Gross Domestic Product, or GDP
Gross Domestic Product, or GDP, measures the value of goods and services of a country during a set time frame, such as every quarter. GDP shows how a country’s economy is tracking - whether it’s slowing or growing. Policymakers, investors, and businesses use GDP to understand a country’s economic health and growth or decline, and make decisions based on it.
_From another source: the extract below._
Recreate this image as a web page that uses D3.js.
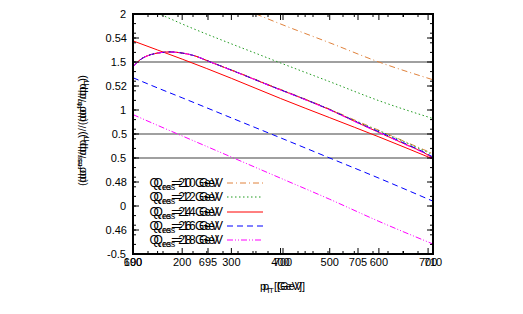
<!DOCTYPE html>
<html>
<head>
<meta charset="utf-8">
<script src="https://cdn.jsdelivr.net/npm/d3@7"></script>
<style>
  body { margin: 0; background: #fff; }
  text { font-family: "Liberation Sans", Arial, sans-serif; font-size: 11px; fill: #000; }
</style>
</head>
<body>
<script>
// --- data ---------------------------------------------------------------
var xTicksA = [100, 200, 300, 400, 500, 600, 700];
var xTicksB = [690, 695, 700, 705, 710];
var yTicks1 = [-0.5, 0, 0.5, 1, 1.5, 2];
var yTicks2 = [0.46, 0.48, 0.5, 0.52, 0.54];
var refLines1 = [0.5, 1.5];
var refLines2 = [0.5];

var qA = ['20', '22', '24', '26', '28'];
var qB = ['10', '12', '14', '16', '18'];

// separated curves
var lineX = [100, 150, 200, 300, 350, 400, 500, 600, 710];
var lineOrange = [null, null, null, null, 2.0, 1.896, 1.70, 1.50, 1.315];
var lineGreen = [null, 2.01, 1.896, 1.689, 1.59, 1.49, 1.295, 1.097, 0.911];
var lineRed = [1.72, 1.625, 1.53, 1.33, 1.225, 1.12, 0.92, 0.72, 0.49];
var lineBlue = [1.336, 1.23, 1.127, 0.918, 0.814, 0.71, 0.50, 0.29, 0.05];
var lineMagenta = [0.952, 0.84, 0.73, 0.51, 0.40, 0.29, 0.07, -0.16, -0.396];

// near-coincident curves
var bumpX = [100, 115, 135, 155, 175, 195, 225, 255, 320, 380, 440, 495, 560, 620, 660, 690, 710];
var bumpOrange = [1.45, 1.525, 1.575, 1.597, 1.605, 1.597, 1.565, 1.505, 1.378, 1.255, 1.135, 1.02, 0.875, 0.745, 0.655, 0.59, 0.545];
var bumpGreen = [1.45, 1.525, 1.575, 1.597, 1.605, 1.597, 1.565, 1.505, 1.376, 1.252, 1.132, 1.017, 0.868, 0.74, 0.65, 0.58, 0.535];
var bumpRed = [1.45, 1.525, 1.575, 1.597, 1.605, 1.597, 1.565, 1.505, 1.375, 1.25, 1.13, 1.015, 0.86, 0.72, 0.63, 0.56, 0.50];
var bumpBlue = [1.45, 1.525, 1.575, 1.597, 1.605, 1.597, 1.565, 1.505, 1.375, 1.25, 1.13, 1.015, 0.863, 0.728, 0.635, 0.565, 0.51];
var bumpMagenta = [1.45, 1.525, 1.575, 1.597, 1.605, 1.597, 1.565, 1.505, 1.374, 1.249, 1.128, 1.012, 0.858, 0.72, 0.625, 0.555, 0.49];

var colors = ['#e0823c', '#1f9a1f', '#ff0000', '#0000ff', '#ff00ff'];
var dashes = ['6,3,1,3', '1.5,2.5', null, '6,4', '6,2,1,2,1,2'];

// --- layout -------------------------------------------------------------
var W = 523, H = 314;
var L = 133, R = 433, T = 14, B = 254;

var svg = d3.select('body').append('svg').attr('width', W).attr('height', H);
svg.append('rect').attr('width', W).attr('height', H).attr('fill', '#fff');

var xA = d3.scaleLinear().domain([100, 710]).range([L, R]);
var xB = d3.scaleLinear().domain([690, 710]).range([L, R]);
var y1 = d3.scaleLinear().domain([-0.5, 2]).range([B, T]);
var y2 = d3.scaleLinear().domain([0.45, 0.55]).range([B, T]);

svg.append('clipPath').attr('id', 'clip').append('rect')
  .attr('x', L).attr('y', T).attr('width', R - L).attr('height', B - T);

// reference lines
var g = svg.append('g').attr('clip-path', 'url(#clip)');
g.selectAll('.ref1').data(refLines1).enter().append('line')
  .attr('x1', L).attr('x2', R).attr('y1', function (d) { return y1(d); }).attr('y2', function (d) { return y1(d); })
  .attr('stroke', '#808080').attr('stroke-width', 1.5);
g.selectAll('.ref2').data(refLines2).enter().append('line')
  .attr('x1', L).attr('x2', R).attr('y1', function (d) { return y2(d); }).attr('y2', function (d) { return y2(d); })
  .attr('stroke', '#808080').attr('stroke-width', 1.5);

var line = d3.line()
  .defined(function (d) { return d[1] !== null; })
  .x(function (d) { return xA(d[0]); })
  .y(function (d) { return y1(d[1]); })
  .curve(d3.curveMonotoneX);

function draw(xs, ys, i) {
  g.append('path')
    .datum(d3.zip(xs, ys))
    .attr('d', line)
    .attr('fill', 'none')
    .attr('stroke', colors[i])
    .attr('stroke-width', 1)
    .attr('stroke-dasharray', dashes[i]);
}

[lineOrange, lineGreen, lineRed, lineBlue, lineMagenta].forEach(function (s, i) { draw(lineX, s, i); });
[bumpOrange, bumpGreen, bumpRed, bumpBlue, bumpMagenta].forEach(function (s, i) { draw(bumpX, s, i); });

// --- ticks --------------------------------------------------------------
var tk = svg.append('g').attr('stroke', '#000').attr('stroke-width', 1);
function xTick(x, len) {
  tk.append('line').attr('x1', x).attr('x2', x).attr('y1', B).attr('y2', B - len);
  tk.append('line').attr('x1', x).attr('x2', x).attr('y1', T).attr('y2', T + len);
}
function yTick(y, len) {
  tk.append('line').attr('y1', y).attr('y2', y).attr('x1', L).attr('x2', L + len);
  tk.append('line').attr('y1', y).attr('y2', y).attr('x1', R).attr('x2', R - len);
}
d3.range(100, 711, 50).forEach(function (v) { xTick(xA(v), v % 100 === 0 ? 6 : 3); });
d3.range(690, 710.1, 1).forEach(function (v) { xTick(xB(v), v % 5 === 0 ? 6 : 3); });
d3.range(-0.5, 2.01, 0.1).forEach(function (v) { yTick(y1(v), Math.abs(v * 2 - Math.round(v * 2)) < 1e-6 ? 6 : 3); });
d3.range(0.45, 0.551, 0.01).forEach(function (v) { yTick(y2(v), 3); });
yTicks2.forEach(function (v) { yTick(y2(v), 6); });

// frame
svg.append('rect').attr('x', L).attr('y', T).attr('width', R - L).attr('height', B - T)
  .attr('fill', 'none').attr('stroke', '#000').attr('stroke-width', 2);

// tick labels
svg.selectAll('.xa').data(xTicksA).enter().append('text')
  .attr('x', function (d) { return xA(d); }).attr('y', 266).attr('text-anchor', 'middle')
  .text(function (d) { return d; });
svg.selectAll('.xb').data(xTicksB).enter().append('text')
  .attr('x', function (d) { return xB(d); }).attr('y', 266).attr('text-anchor', 'middle')
  .text(function (d) { return d; });
svg.selectAll('.y1').data(yTicks1).enter().append('text')
  .attr('x', 126).attr('y', function (d) { return y1(d) + 4; }).attr('text-anchor', 'end')
  .text(function (d) { return d; });
svg.selectAll('.y2').data(yTicks2).enter().append('text')
  .attr('x', 127).attr('y', function (d) { return y2(d) + 4; }).attr('text-anchor', 'end')
  .text(function (d) { return d; });

// axis titles (two overlaid copies)
[0, 3].forEach(function (off) {
  var xt = svg.append('text').attr('x', 281 + off).attr('y', 290).attr('text-anchor', 'middle');
  xt.append('tspan').text('p');
  xt.append('tspan').attr('font-size', '8px').attr('dy', 3).text('T');
  xt.append('tspan').attr('dy', -3).text(' [GeV]');

  var yt = svg.append('text').attr('transform', 'translate(86,' + (132 - off) + ') rotate(-90)')
    .attr('text-anchor', 'middle');
  yt.append('tspan').text('(dσ');
  yt.append('tspan').attr('font-size', '8px').attr('dy', -4).text('res');
  yt.append('tspan').attr('dy', 4).text('/dp');
  yt.append('tspan').attr('font-size', '8px').attr('dy', 3).text('T');
  yt.append('tspan').attr('dy', -3).text(') / (dσ');
  yt.append('tspan').attr('font-size', '8px').attr('dy', -4).text('fo');
  yt.append('tspan').attr('dy', 4).text('/dp');
  yt.append('tspan').attr('font-size', '8px').attr('dy', 3).text('T');
  yt.append('tspan').attr('dy', -3).text(')');
});

// legend (two overlaid label sets)
var legY = [183, 197, 212, 226, 240];
function legText(x, q, yy) {
  var t = svg.append('text').attr('x', x).attr('y', yy + 4).attr('text-anchor', 'end')
    .style('font-size', '12px');
  t.append('tspan').text('Q');
  t.append('tspan').attr('font-size', '9px').attr('dy', 3).text('res');
  t.append('tspan').attr('dy', -3).text('=' + q + ' GeV');
}
legY.forEach(function (yy, i) {
  legText(219, qA[i], yy);
  legText(223, qB[i], yy);
  svg.append('line').attr('x1', 227).attr('x2', 263).attr('y1', yy).attr('y2', yy)
    .attr('stroke', colors[i]).attr('stroke-width', 1).attr('stroke-dasharray', dashes[i]);
});
</script>
</body>
</html>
GDP can be calculated in several ways:
- Production approach: The combined value of all the goods and services produced by a country
- Expenditure approach: How consumers, businesses and the government are spending and investing, and includes net exports (the difference between exports and imports) and shows a country’s economic size and growth
- Income approach: Adds up the income earned by households, businesses and the government’s tax revenue
Aotearoa NZ uses the production and expenditure approaches to determine GDP. Read about how GDP is used to declare a recession.
Going public
Going public is another way of saying a company is going through an initial public offering (IPO) It’s a more colloquial term to describe how a company is transitioning from private ownership - owned by their founders, financial backers and employees - to public ownership, where the company is listed, any investor can buy shares in the company on the share market that shares are listed on.
Gains, or gain
Gains, sometimes called capital gains, refer to the profits or returns earned from an investment, such as from owning shares, bonds or real estate. When an investment increases in value, it generates gains for the investor. These can come from dividends, compounding growth, or selling an asset at a higher price than its original cost. Gains are a key goal for investors seeking to grow their wealth over time.